To follow along with this article, you’ll need the following:

Backend: NestJS with TypeScript and Mongoose.
Database: A dockerized MongoDB instance.

The repository with the code used in this article can be found here.

Indexing with Mongoose

Let’s say we want to retrieve data from a users collection collection, specifically for users located in Gdańsk. Here’s a simple controller and service for that:

users.controller.ts

@Get(‘location/search’)

findByLocation(@Query(‘location’) location: string) {

return this.usersService.findByLocation(location);

}

users.service.ts

async findByLocation(location: string) {

return this.userModel

.find({ location })

.explain(‘executionStats’);

}

The .explain(‘executionStats’) method provides execution statistics for the query.

Here’s the result for our users collection, which contains 11 documents:

{

“explainVersion”: “1”,

“queryPlanner”: {

“namespace”: “nestjs.users”,

“parsedQuery”: {

“location”: {

“$eq”: “Gdansk”

}

...

“executionStats”: {

“executionSuccess”: true,

“nReturned”: 2,

“executionTimeMillis”: 4,

“totalKeysExamined”: 0,

“totalDocsExamined”: 11,

...

}

As you can see, finding a user with a specific location required scanning the entire collection. This isn’t efficient, especially with larger datasets.

Adding an index

Using Mongoose, we can easily create indexes in our collection by adding the index: true flag to the schema:

user.schema.ts

@Schema({ timestamps: true })

export class User {

@Prop({ required: true })

name: string;

@Prop({ required: true, unique: true })

email: string;

@Prop({ required: true, index: true })

location: string;

}

This creates a secondary index on the location property. The index applies to both new and existing documents in the collection when the application starts.

Now, running the same findByLocation query produces these results:

{

“explainVersion”: “1”,

“queryPlanner”: {

“namespace”: “nestjs.users”,

“parsedQuery”: {

“location”: {

“$eq”: “Gdansk”

}

...

“executionStats”: {

“executionSuccess”: true,

“nReturned”: 2,

“executionTimeMillis”: 1,

“totalKeysExamined”: 2,

“totalDocsExamined”: 2,

...

}

This time, only 2 documents were scanned instead of 11. Although the dataset is small, the performance improvement is evident.

Unique indexes

In the schema, you’ll notice we used both index: true and unique: true.
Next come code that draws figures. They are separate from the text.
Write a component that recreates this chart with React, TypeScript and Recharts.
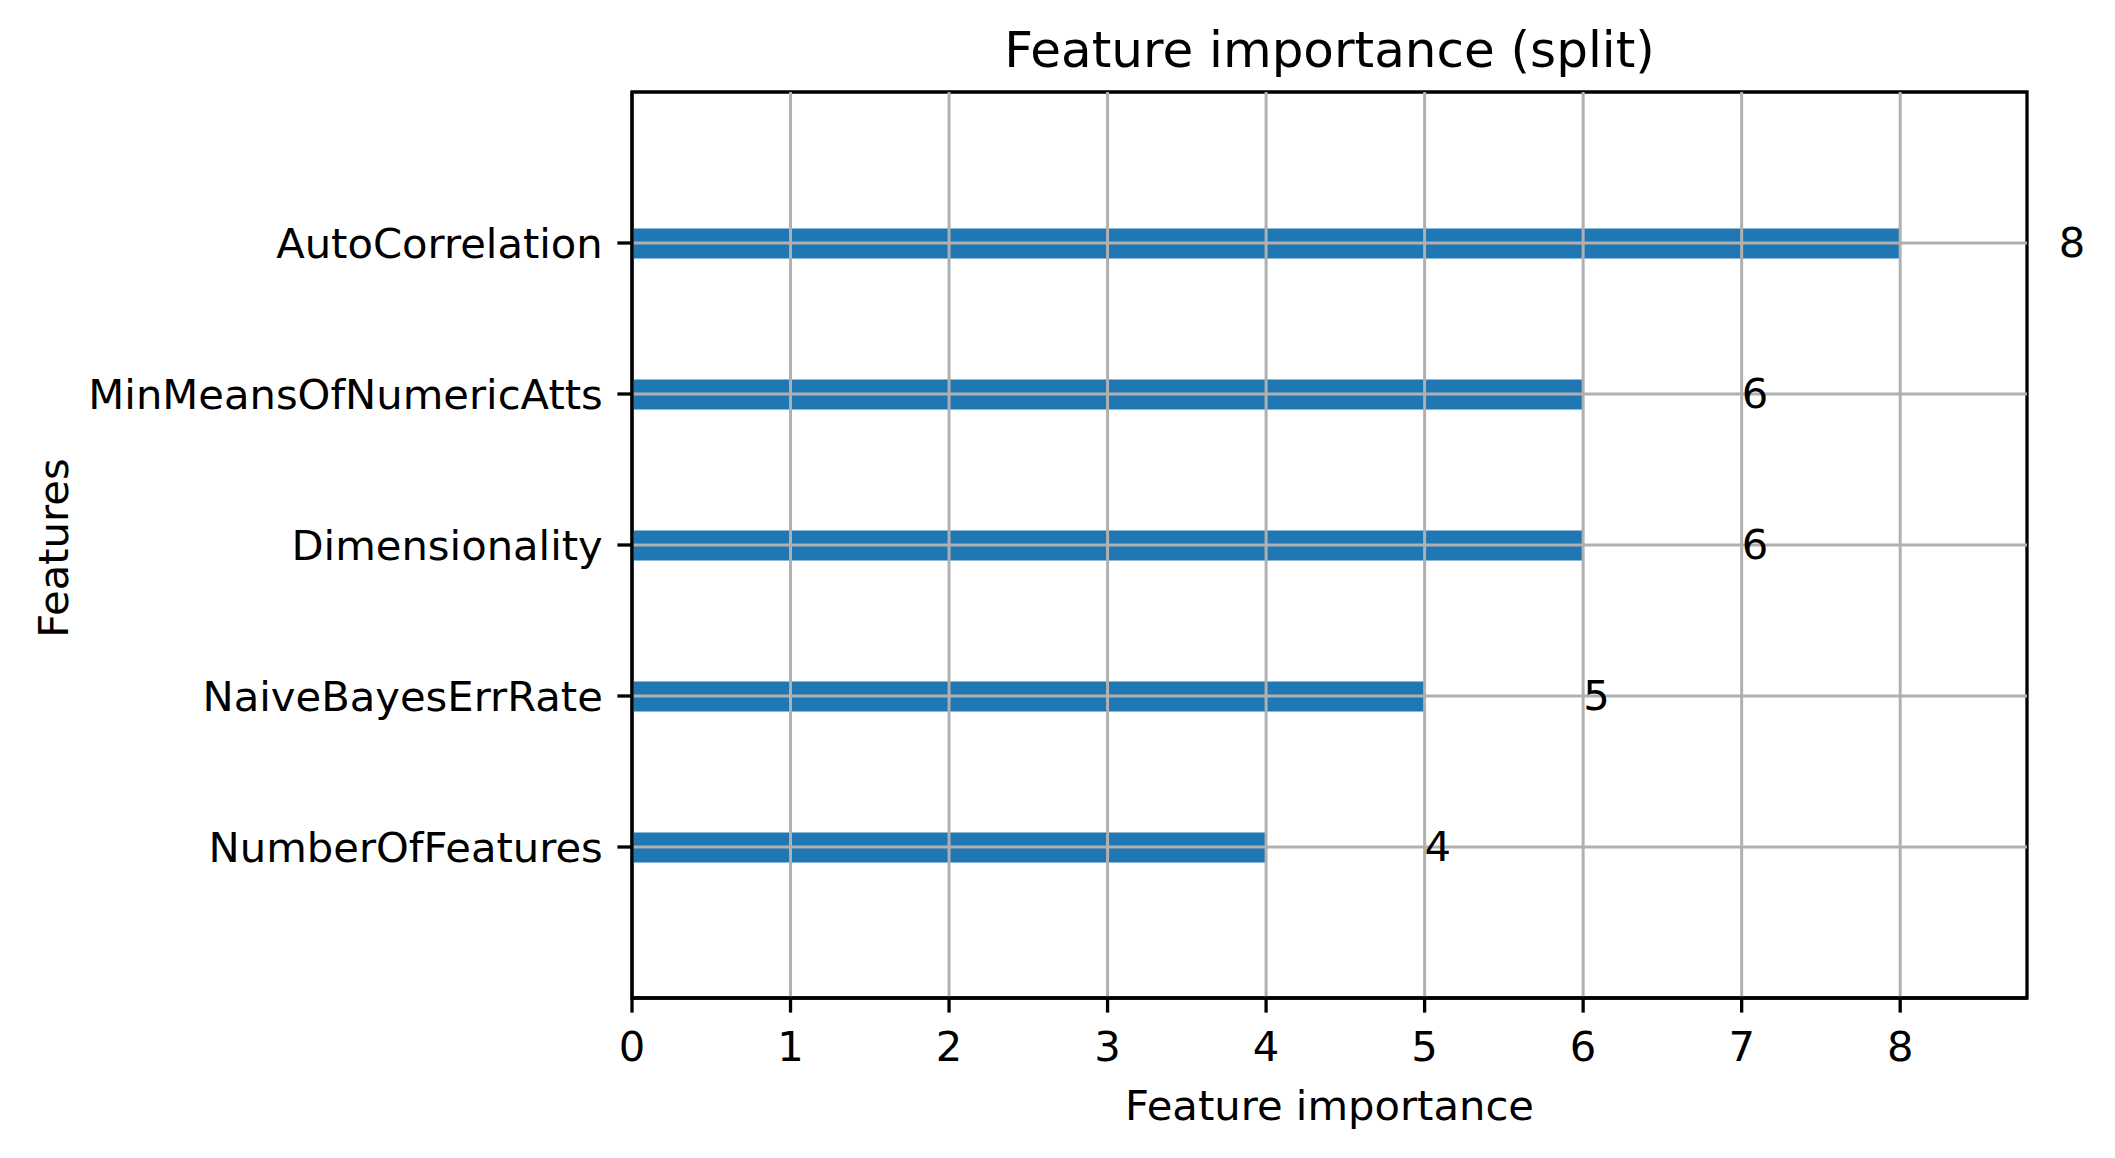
import React from 'react';
import { BarChart, Bar, XAxis, YAxis, LabelList, ReferenceArea, ReferenceLine } from 'recharts';

// bottom to top, as matplotlib's barh draws them
const features = ['NumberOfFeatures', 'NaiveBayesErrRate', 'Dimensionality', 'MinMeansOfNumericAtts', 'AutoCorrelation'];
const importance = [4, 5, 6, 6, 8];
const xTicks = [0, 1, 2, 3, 4, 5, 6, 7, 8];
const yTicks = [0, 1, 2, 3, 4];

const data = features.map((name, i) => ({ name, pos: i, importance: importance[i] }));

const FONT = 'DejaVu Sans';
const TICK_FS = 41.7;
const GRID = '#b0b0b0';

const ValueLabel = (props: any) => {
  const { x, y, width, height, value } = props;
  // text sits one unit to the right of the bar end
  const unit = width / value;
  return (
    <text x={x + width + unit} y={y + height / 2} dy="0.32em" fontFamily={FONT} fontSize={TICK_FS} fill="#000">
      {value}
    </text>
  );
};

export default function App() {
  return (
    <div style={{ position: 'fixed', left: 0, top: 0, width: 2115, height: 1158, background: '#fff' }}>
      <BarChart
        width={2115}
        height={1158}
        data={data}
        layout="vertical"
        margin={{ top: 92, right: 88, left: 0, bottom: 100 }}
      >
        <XAxis
          type="number"
          dataKey="importance"
          domain={[0, 8.8]}
          ticks={xTicks}
          height={60}
          interval={0}
          tickSize={14.6}
          tickMargin={19}
          axisLine={{ stroke: '#000', strokeWidth: 3.3 }}
          tickLine={{ stroke: '#000', strokeWidth: 3.3 }}
          tick={{ fill: '#000', fontFamily: FONT, fontSize: TICK_FS }}
        />
        <YAxis
          type="number"
          dataKey="pos"
          domain={[-1, 5]}
          reversed
          ticks={yTicks}
          interval={0}
          width={632}
          tickSize={14.6}
          tickMargin={14.6}
          tickFormatter={(v: number) => features[v]}
          axisLine={{ stroke: '#000', strokeWidth: 3.3 }}
          tickLine={{ stroke: '#000', strokeWidth: 3.3 }}
          tick={{ fill: '#000', fontFamily: FONT, fontSize: TICK_FS }}
        />
        <Bar dataKey="importance" fill="#1f77b4" barSize={30} isAnimationActive={false}>
          <LabelList dataKey="importance" content={ValueLabel} />
        </Bar>
        {xTicks.map((t) => (
          <ReferenceLine key={'gx' + t} x={t} stroke={GRID} strokeWidth={3} />
        ))}
        {yTicks.map((t) => (
          <ReferenceLine key={'gy' + t} y={t} stroke={GRID} strokeWidth={3} />
        ))}
        <ReferenceArea x1={0} x2={8.8} y1={-1} y2={5} fill="none" fillOpacity={0} stroke="#000" strokeWidth={3.3} ifOverflow="visible" />
        <text x={1329.5} y={67} textAnchor="middle" fontFamily={FONT} fontSize={50} fill="#000">
          Feature importance (split)
        </text>
        <text x={1329.5} y={1120} textAnchor="middle" fontFamily={FONT} fontSize={TICK_FS} fill="#000">
          Feature importance
        </text>
        <text x={68} y={548} textAnchor="middle" transform="rotate(-90, 68, 548)" fontFamily={FONT} fontSize={TICK_FS} fill="#000">
          Features
        </text>
      </BarChart>
    </div>
  );
}
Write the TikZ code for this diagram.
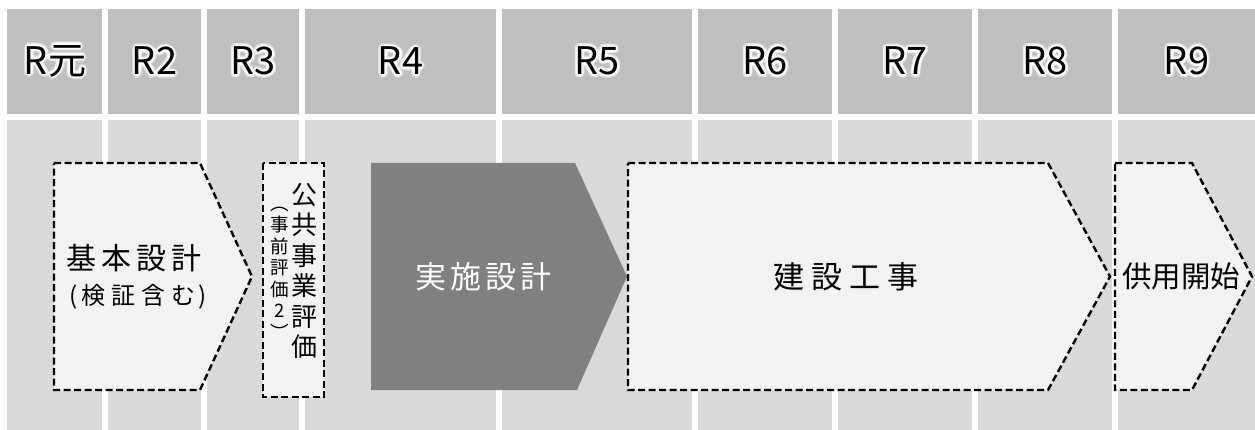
\documentclass[tikz,border=0pt]{standalone}
\usepackage{fontspec}
\setmainfont{Noto Sans CJK JP}
\definecolor{hdrgray}{HTML}{BFBFBF}
\definecolor{bodygray}{HTML}{D9D9D9}
\definecolor{lightfill}{HTML}{F2F2F2}
\definecolor{darkfill}{HTML}{808080}
\begin{document}
\begin{tikzpicture}[x=1pt,y=-1pt,
  stagebox/.style={fill=lightfill, draw=black, line width=2.4pt, dash pattern=on 7pt off 3.5pt, line join=miter},
  hfont/.style={font=\fontsize{38}{40}\selectfont, inner sep=0pt},
  bigtxt/.style={font=\fontsize{30}{34}\selectfont, inner sep=0pt}]
\useasboundingbox (0,0) rectangle (1255,430);
\fill[white] (0,0) rectangle (1255,430);
% columns
\foreach \a/\b in {7/102,108/201,207/299,305/496,502/692,698/832,838/972,978/1112,1118/1255}{
  \fill[hdrgray] (\a,9) rectangle (\b,114);
  \fill[bodygray] (\a,120) rectangle (\b,430);
}
% header labels with white glow
\foreach \c/\t [count=\i] in {55/R元,154.5/R2,253/R3,400.5/R4,597/R5,765/R6,905/R7,1045/R8,1186.5/R9}{
  \foreach \ang in {0,30,...,330}{
    \node[hfont, text=white, opacity=0.35] at ([shift={(\ang:3.2)}]\c,61) {\t};
    \node[hfont, text=white, opacity=0.6] at ([shift={(\ang:1.6)}]\c,61) {\t};
  }
  \node[hfont] (h\i) at (\c,61) {\t};
}
% stage shapes
\draw[stagebox] (54,163) -- (200,163) -- (252,276.5) -- (200,390) -- (54,390) -- cycle;
\draw[stagebox] (263,163) rectangle (324,397);
\fill[darkfill] (371,163) -- (575,163) -- (627,276.5) -- (577,390) -- (371,390) -- cycle;
\draw[stagebox] (628,163) -- (1048,163) -- (1110,276.5) -- (1048,390) -- (628,390) -- cycle;
\draw[stagebox] (1115,163) -- (1192,163) -- (1252,276.5) -- (1192,390) -- (1115,390) -- cycle;
% texts
\node[bigtxt] (kihon) at (134,258) {基\hspace{5pt}本\hspace{5pt}設\hspace{5pt}計};
\node[font=\fontsize{24}{27}\selectfont, inner sep=0pt] (kensho) at (138,297) {(\hspace{3pt}検\hspace{6pt}証\hspace{6pt}含\hspace{6pt}む\hspace{3pt})};
\node[font=\fontsize{26}{30.5}\selectfont, align=center, inner sep=0pt] (koukyou) at (304,271) {公\\共\\事\\業\\評\\価};
\node[font=\fontsize{18.5}{21.5}\selectfont, align=center, inner sep=0pt] (jizen) at (280,273) {︵\\事\\前\\評\\価\\2\\︶};
\node[bigtxt, text=white, font=\fontsize{31}{34}\selectfont] (jisshi) at (483,277) {実\hspace{4pt}施\hspace{4pt}設\hspace{4pt}計};
\node[bigtxt, font=\fontsize{31}{34}\selectfont] (kensetsu) at (846,277) {建\hspace{7pt}設\hspace{7pt}工\hspace{7pt}事};
\node[bigtxt, font=\fontsize{29.5}{34}\selectfont] (kyoyo) at (1181,276) {供用開始};
\end{tikzpicture}
\end{document}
It’s important to understand that the unique flag also creates an index, but with the added constraint of ensuring that all values in the field are unique.

This happens because MongoDB uses indexes to efficiently enforce uniqueness and quickly look up existing values without redundant checks. This is particularly useful for fields like emails, where duplicates are not allowed.

Downsides

While indexing improves query performance, they are not always a perfect solution.

Increased Disk Space Usage: Indexes consume additional disk space, which can grow significantly as you add more indexed fields and documents.

Overhead for CRUD Operations: Every time you perform a CRUD operation, the database must update the relevant indexes. This additional work can slow down write-heavy applications.

Summary

Indexes are a powerful tool for improving query performance, but they’re not a silver bullet. A poorly designed query can still perform badly, even with indexes in place. Proper query design and an understanding of MongoDB’s query planner are crucial to getting the best performance.

When used strategically, indexes can significantly enhance your MongoDB application’s performance, but always consider the trade-offs before deciding to implement them. Let your application’s specific use case and workload guide you.